L'Aube à Birkenau by Veil Simone

L'Aube à Birkenau by Veil Simone

Auteur:Veil, Simone [Veil, Simone]
La langue: fra
Format: epub
Tags: Littérature Française, Autobiographie
Éditeur: Les Arènes
Publié: 2019-02-14T23:00:00+00:00


Les clivages politiques étaient violents. Il ne s’agissait pas de la place de l’État dans l’économie, question sur laquelle gaullistes et socialistes avaient à peu près la même vision. On s’affrontait sur la décolonisation et, quelques années plus tard, on s’est affronté sur l’Europe.

Sur cette dernière question, au début des années 1960, je me sentais proche des socialistes. Les gaullistes avaient une vision beaucoup plus « souverainiste », intransigeante. Leur conception rejetait l’intégration européenne au profit d’un lien beaucoup plus lâche. Ces clivages rendaient très difficile l’émergence de ce qu’on appelait alors la « troisième force ».

Dans ces alliances et ces conflits des années 1960, il y avait pour moi des points fixes, non négociables. Je n’aurais jamais accepté une alliance avec le Parti communiste.

Sur ce point, je n’ai jamais bougé. En 1974, il était exclu pour moi de voter pour la gauche, en raison du Programme commun qui rassemblait socialistes et communistes. J’avais alors une image très négative des régimes communistes, tant de l’URSS que de ce qu’on appelait les « républiques populaires » de l’Est européen. Cela ne m’empêchait pas d’entretenir de très bonnes relations individuelles avec beaucoup de communistes. J’estimais leur rigueur et la fermeté de leurs convictions. Mais ils m’apparaissaient comme les victimes d’une terrible duperie.

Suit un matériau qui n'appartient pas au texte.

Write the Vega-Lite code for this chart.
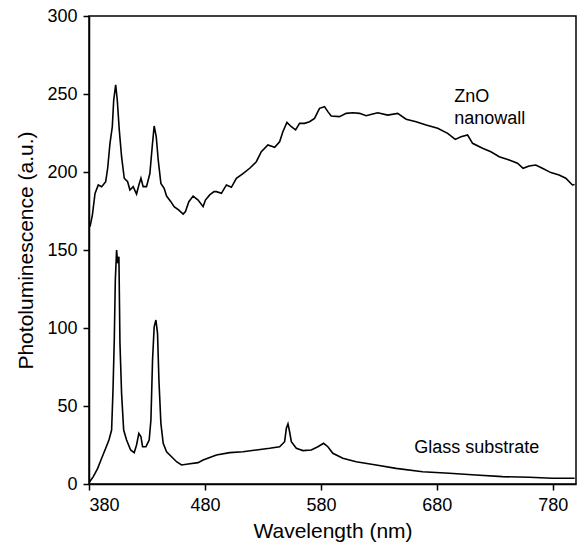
{
  "$schema": "https://vega.github.io/schema/vega-lite/v6.json",
  "width": 487,
  "height": 468,
  "autosize": {"type": "none"},
  "padding": {"left": 89, "top": 16, "right": 8, "bottom": 66},
  "background": "white",
  "config": {
    "view": {"stroke": "black", "strokeWidth": 1.5},
    "font": "Liberation Sans",
    "axis": {"grid": false, "domainColor": "black", "tickColor": "black", "labelColor": "black", "titleColor": "black", "labelFont": "Liberation Sans", "titleFont": "Liberation Sans", "titleFontWeight": "normal", "labelFontSize": 18, "titleFontSize": 21, "tickSize": 6, "domainWidth": 1.5, "tickWidth": 1.5}
  },
  "datasets": {
    "spectra": [
      {"series": "ZnO", "wavelength": 380.9, "intensity": 165},
      {"series": "ZnO", "wavelength": 382.9, "intensity": 172.4},
      {"series": "ZnO", "wavelength": 385.2, "intensity": 186.3},
      {"series": "ZnO", "wavelength": 388, "intensity": 191.7},
      {"series": "ZnO", "wavelength": 390.9, "intensity": 190.6},
      {"series": "ZnO", "wavelength": 394.4, "intensity": 193.8},
      {"series": "ZnO", "wavelength": 396.1, "intensity": 202.4},
      {"series": "ZnO", "wavelength": 398.1, "intensity": 218.4},
      {"series": "ZnO", "wavelength": 400.1, "intensity": 229},
      {"series": "ZnO", "wavelength": 401.3, "intensity": 246},
      {"series": "ZnO", "wavelength": 403, "intensity": 255.8},
      {"series": "ZnO", "wavelength": 404.4, "intensity": 246},
      {"series": "ZnO", "wavelength": 406.1, "intensity": 227},
      {"series": "ZnO", "wavelength": 408.1, "intensity": 209.8},
      {"series": "ZnO", "wavelength": 410.4, "intensity": 196},
      {"series": "ZnO", "wavelength": 413.3, "intensity": 193.8},
      {"series": "ZnO", "wavelength": 415.3, "intensity": 188.5},
      {"series": "ZnO", "wavelength": 418.1, "intensity": 190.6},
      {"series": "ZnO", "wavelength": 421, "intensity": 185.9},
      {"series": "ZnO", "wavelength": 423, "intensity": 191.7},
      {"series": "ZnO", "wavelength": 424.8, "intensity": 196},
      {"series": "ZnO", "wavelength": 426.7, "intensity": 190.6},
      {"series": "ZnO", "wavelength": 429.6, "intensity": 190.6},
      {"series": "ZnO", "wavelength": 432.5, "intensity": 199},
      {"series": "ZnO", "wavelength": 434.5, "intensity": 216.2},
      {"series": "ZnO", "wavelength": 436.2, "intensity": 229.5},
      {"series": "ZnO", "wavelength": 438, "intensity": 222.6},
      {"series": "ZnO", "wavelength": 439.7, "intensity": 207.7},
      {"series": "ZnO", "wavelength": 442, "intensity": 192.7},
      {"series": "ZnO", "wavelength": 444.8, "intensity": 189.5},
      {"series": "ZnO", "wavelength": 446.9, "intensity": 184.6},
      {"series": "ZnO", "wavelength": 450.6, "intensity": 181},
      {"series": "ZnO", "wavelength": 453.4, "intensity": 177.8},
      {"series": "ZnO", "wavelength": 457.5, "intensity": 175.6},
      {"series": "ZnO", "wavelength": 461.2, "intensity": 173},
      {"series": "ZnO", "wavelength": 463.2, "intensity": 174.6},
      {"series": "ZnO", "wavelength": 466.1, "intensity": 181},
      {"series": "ZnO", "wavelength": 469.8, "intensity": 184.6},
      {"series": "ZnO", "wavelength": 474.1, "intensity": 182},
      {"series": "ZnO", "wavelength": 478.4, "intensity": 177.8},
      {"series": "ZnO", "wavelength": 480.4, "intensity": 182},
      {"series": "ZnO", "wavelength": 484.1, "intensity": 185.3},
      {"series": "ZnO", "wavelength": 487.8, "intensity": 187.4},
      {"series": "ZnO", "wavelength": 489.9, "intensity": 187.4},
      {"series": "ZnO", "wavelength": 494.2, "intensity": 186.3},
      {"series": "ZnO", "wavelength": 498.5, "intensity": 191.7},
      {"series": "ZnO", "wavelength": 502.8, "intensity": 190.2},
      {"series": "ZnO", "wavelength": 507.1, "intensity": 196},
      {"series": "ZnO", "wavelength": 512.8, "intensity": 199},
      {"series": "ZnO", "wavelength": 518.6, "intensity": 202.4},
      {"series": "ZnO", "wavelength": 524.3, "intensity": 206.6},
      {"series": "ZnO", "wavelength": 528.6, "intensity": 213},
      {"series": "ZnO", "wavelength": 534.3, "intensity": 217.3},
      {"series": "ZnO", "wavelength": 540.1, "intensity": 215.8},
      {"series": "ZnO", "wavelength": 544.4, "intensity": 219.4},
      {"series": "ZnO", "wavelength": 547.2, "intensity": 225.8},
      {"series": "ZnO", "wavelength": 550.7, "intensity": 231.8},
      {"series": "ZnO", "wavelength": 554.5, "intensity": 229},
      {"series": "ZnO", "wavelength": 558.2, "intensity": 227},
      {"series": "ZnO", "wavelength": 561.6, "intensity": 231.2},
      {"series": "ZnO", "wavelength": 565.9, "intensity": 231.2},
      {"series": "ZnO", "wavelength": 570.2, "intensity": 232.2},
      {"series": "ZnO", "wavelength": 574.5, "intensity": 234.4},
      {"series": "ZnO", "wavelength": 578.8, "intensity": 240.8},
      {"series": "ZnO", "wavelength": 583.1, "intensity": 241.9},
      {"series": "ZnO", "wavelength": 586, "intensity": 238.7},
      {"series": "ZnO", "wavelength": 588.9, "intensity": 235.9},
      {"series": "ZnO", "wavelength": 596, "intensity": 235.5},
      {"series": "ZnO", "wavelength": 601.8, "intensity": 237.6},
      {"series": "ZnO", "wavelength": 607.5, "intensity": 238},
      {"series": "ZnO", "wavelength": 613.3, "intensity": 237.6},
      {"series": "ZnO", "wavelength": 619, "intensity": 236.1},
      {"series": "ZnO", "wavelength": 624.7, "intensity": 237.2},
      {"series": "ZnO", "wavelength": 629, "intensity": 238},
      {"series": "ZnO", "wavelength": 637.6, "intensity": 236.5},
      {"series": "ZnO", "wavelength": 646.2, "intensity": 237.6},
      {"series": "ZnO", "wavelength": 653.5, "intensity": 233.8},
      {"series": "ZnO", "wavelength": 662.1, "intensity": 232.2},
      {"series": "ZnO", "wavelength": 670.7, "intensity": 230.1},
      {"series": "ZnO", "wavelength": 680.7, "intensity": 228},
      {"series": "ZnO", "wavelength": 689.3, "intensity": 224.8},
      {"series": "ZnO", "wavelength": 695.9, "intensity": 220.9},
      {"series": "ZnO", "wavelength": 700.8, "intensity": 222.6},
      {"series": "ZnO", "wavelength": 706.5, "intensity": 223.7},
      {"series": "ZnO", "wavelength": 710.8, "intensity": 218.4},
      {"series": "ZnO", "wavelength": 719.4, "intensity": 215.2},
      {"series": "ZnO", "wavelength": 726.6, "intensity": 213},
      {"series": "ZnO", "wavelength": 733.8, "intensity": 209.8},
      {"series": "ZnO", "wavelength": 742.4, "intensity": 207.7},
      {"series": "ZnO", "wavelength": 749.5, "intensity": 205.6},
      {"series": "ZnO", "wavelength": 754.4, "intensity": 202.4},
      {"series": "ZnO", "wavelength": 759.6, "intensity": 203.8},
      {"series": "ZnO", "wavelength": 765.3, "intensity": 204.5},
      {"series": "ZnO", "wavelength": 771, "intensity": 202.4},
      {"series": "ZnO", "wavelength": 778.3, "intensity": 199.6},
      {"series": "ZnO", "wavelength": 785.4, "intensity": 198.1},
      {"series": "ZnO", "wavelength": 791.2, "intensity": 196},
      {"series": "ZnO", "wavelength": 796.9, "intensity": 191.7},
      {"series": "ZnO", "wavelength": 798.8, "intensity": 192},
      {"series": "Glass", "wavelength": 380, "intensity": 0.8},
      {"series": "Glass", "wavelength": 383.7, "intensity": 4.7},
      {"series": "Glass", "wavelength": 387.5, "intensity": 10},
      {"series": "Glass", "wavelength": 390.9, "intensity": 16.5},
      {"series": "Glass", "wavelength": 394.4, "intensity": 22.9},
      {"series": "Glass", "wavelength": 397.2, "intensity": 28.2},
      {"series": "Glass", "wavelength": 399.5, "intensity": 34.6},
      {"series": "Glass", "wavelength": 400.7, "intensity": 60.3},
      {"series": "Glass", "wavelength": 401.8, "intensity": 92.3},
      {"series": "Glass", "wavelength": 402.7, "intensity": 130.8},
      {"series": "Glass", "wavelength": 403.8, "intensity": 150},
      {"series": "Glass", "wavelength": 404.7, "intensity": 141.5},
      {"series": "Glass", "wavelength": 405.8, "intensity": 145.7},
      {"series": "Glass", "wavelength": 406.7, "intensity": 90.2},
      {"series": "Glass", "wavelength": 408.1, "intensity": 58.1},
      {"series": "Glass", "wavelength": 409.9, "intensity": 34.6},
      {"series": "Glass", "wavelength": 412.4, "intensity": 28.2},
      {"series": "Glass", "wavelength": 415.9, "intensity": 21.8},
      {"series": "Glass", "wavelength": 419, "intensity": 20.1},
      {"series": "Glass", "wavelength": 421, "intensity": 25},
      {"series": "Glass", "wavelength": 423, "intensity": 32.5},
      {"series": "Glass", "wavelength": 424.8, "intensity": 30.3},
      {"series": "Glass", "wavelength": 426.2, "intensity": 23.9},
      {"series": "Glass", "wavelength": 429.1, "intensity": 23.9},
      {"series": "Glass", "wavelength": 431.9, "intensity": 28.2},
      {"series": "Glass", "wavelength": 433.4, "intensity": 41},
      {"series": "Glass", "wavelength": 434.8, "intensity": 79.5},
      {"series": "Glass", "wavelength": 436.2, "intensity": 100.8},
      {"series": "Glass", "wavelength": 437.7, "intensity": 105.1},
      {"series": "Glass", "wavelength": 439.1, "intensity": 96.6},
      {"series": "Glass", "wavelength": 440.3, "intensity": 66.7},
      {"series": "Glass", "wavelength": 442, "intensity": 38.9},
      {"series": "Glass", "wavelength": 444, "intensity": 26.1},
      {"series": "Glass", "wavelength": 446.9, "intensity": 20.7},
      {"series": "Glass", "wavelength": 451.2, "intensity": 17.5},
      {"series": "Glass", "wavelength": 455.5, "intensity": 14.3},
      {"series": "Glass", "wavelength": 459.8, "intensity": 12.2},
      {"series": "Glass", "wavelength": 465.5, "intensity": 12.8},
      {"series": "Glass", "wavelength": 474.1, "intensity": 13.7},
      {"series": "Glass", "wavelength": 478.4, "intensity": 15.4},
      {"series": "Glass", "wavelength": 489.9, "intensity": 18.6},
      {"series": "Glass", "wavelength": 501.4, "intensity": 20.1},
      {"series": "Glass", "wavelength": 512.8, "intensity": 20.7},
      {"series": "Glass", "wavelength": 524.3, "intensity": 21.8},
      {"series": "Glass", "wavelength": 535.8, "intensity": 22.9},
      {"series": "Glass", "wavelength": 544.4, "intensity": 23.9},
      {"series": "Glass", "wavelength": 548.7, "intensity": 27.1},
      {"series": "Glass", "wavelength": 550.2, "intensity": 35.7},
      {"series": "Glass", "wavelength": 551.6, "intensity": 38.5},
      {"series": "Glass", "wavelength": 553, "intensity": 33.5},
      {"series": "Glass", "wavelength": 554.5, "intensity": 27.1},
      {"series": "Glass", "wavelength": 558.8, "intensity": 22.9},
      {"series": "Glass", "wavelength": 564.5, "intensity": 21.4},
      {"series": "Glass", "wavelength": 571.7, "intensity": 21.8},
      {"series": "Glass", "wavelength": 577.4, "intensity": 23.9},
      {"series": "Glass", "wavelength": 582.3, "intensity": 26.1},
      {"series": "Glass", "wavelength": 586, "intensity": 23.9},
      {"series": "Glass", "wavelength": 590.3, "intensity": 19.7},
      {"series": "Glass", "wavelength": 598.9, "intensity": 16.5},
      {"series": "Glass", "wavelength": 610.4, "intensity": 14.3},
      {"series": "Glass", "wavelength": 627.6, "intensity": 12.2},
      {"series": "Glass", "wavelength": 644.8, "intensity": 10},
      {"series": "Glass", "wavelength": 667.7, "intensity": 7.9},
      {"series": "Glass", "wavelength": 690.7, "intensity": 6.9},
      {"series": "Glass", "wavelength": 713.7, "intensity": 5.8},
      {"series": "Glass", "wavelength": 736.6, "intensity": 4.7},
      {"series": "Glass", "wavelength": 759.6, "intensity": 4.3},
      {"series": "Glass", "wavelength": 779.6, "intensity": 3.7},
      {"series": "Glass", "wavelength": 798.8, "intensity": 3.7}
    ],
    "labels": [
      {"label": "ZnO", "wavelength": 695, "intensity": 248},
      {"label": "nanowall", "wavelength": 695, "intensity": 234},
      {"label": "Glass substrate", "wavelength": 660.5, "intensity": 23}
    ]
  },
  "layer": [
    {
      "data": {"name": "spectra"},
      "mark": {"type": "line", "color": "black", "strokeWidth": 1.6, "interpolate": "linear", "clip": true},
      "encoding": {
        "x": {"field": "wavelength", "type": "quantitative", "scale": {"domain": [380, 800], "nice": false, "zero": false}, "axis": {"values": [380, 480, 580, 680, 780], "title": "Wavelength (nm)", "titlePadding": 6, "labelPadding": 6}},
        "y": {"field": "intensity", "type": "quantitative", "scale": {"domain": [0, 300], "nice": false}, "axis": {"values": [0, 50, 100, 150, 200, 250, 300], "title": "Photoluminescence (a.u.)", "titlePadding": 10, "labelPadding": 6}},
        "detail": {"field": "series", "type": "nominal"}
      }
    },
    {
      "data": {"name": "labels"},
      "mark": {"type": "text", "align": "left", "baseline": "middle", "fontSize": 18, "font": "Liberation Sans", "color": "black"},
      "encoding": {
        "x": {"field": "wavelength", "type": "quantitative"},
        "y": {"field": "intensity", "type": "quantitative"},
        "text": {"field": "label"}
      }
    }
  ]
}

Pour les communistes français, le Parti représentait tout : c’était leur famille, leur environnement, leur foi, au sens quasiment religieux. Il a fallu que le monde tremble, en 1989, pour qu’ils acceptent ce qui sautait aux yeux. Ils ont payé le prix. Un prix exorbitant.

Cela, c’est au camp que j’ai commencé à le comprendre, alors même que les communistes étaient bien moins présents à Auschwitz-Birkenau qu’à Buchenwald, par exemple. J’ai perçu leur dogmatisme effrayant. L’évidence s’imposait. Ceux qui adhéraient à cette religion politique devaient tout donner d’eux-mêmes, sans retour possible. En Suisse, lors de ce séjour pour anciennes déportées, j’ai rencontré quelques jeunes communistes, qui m’étaient par ailleurs sympathiques. Une fois, au cours d’une conversation, en août 1945, j’ai eu le malheur de dire que, pour la culture et le mode de vie, nous étions plus proches des Allemands – le régime nazi mis à part – que des Russes. J’avais prononcé les mots qu’il ne fallait pas prononcer. À leurs yeux, cette opinion était scandaleuse. Elle valait exclusion du groupe. J’ai quitté la résidence suisse très peu de temps après.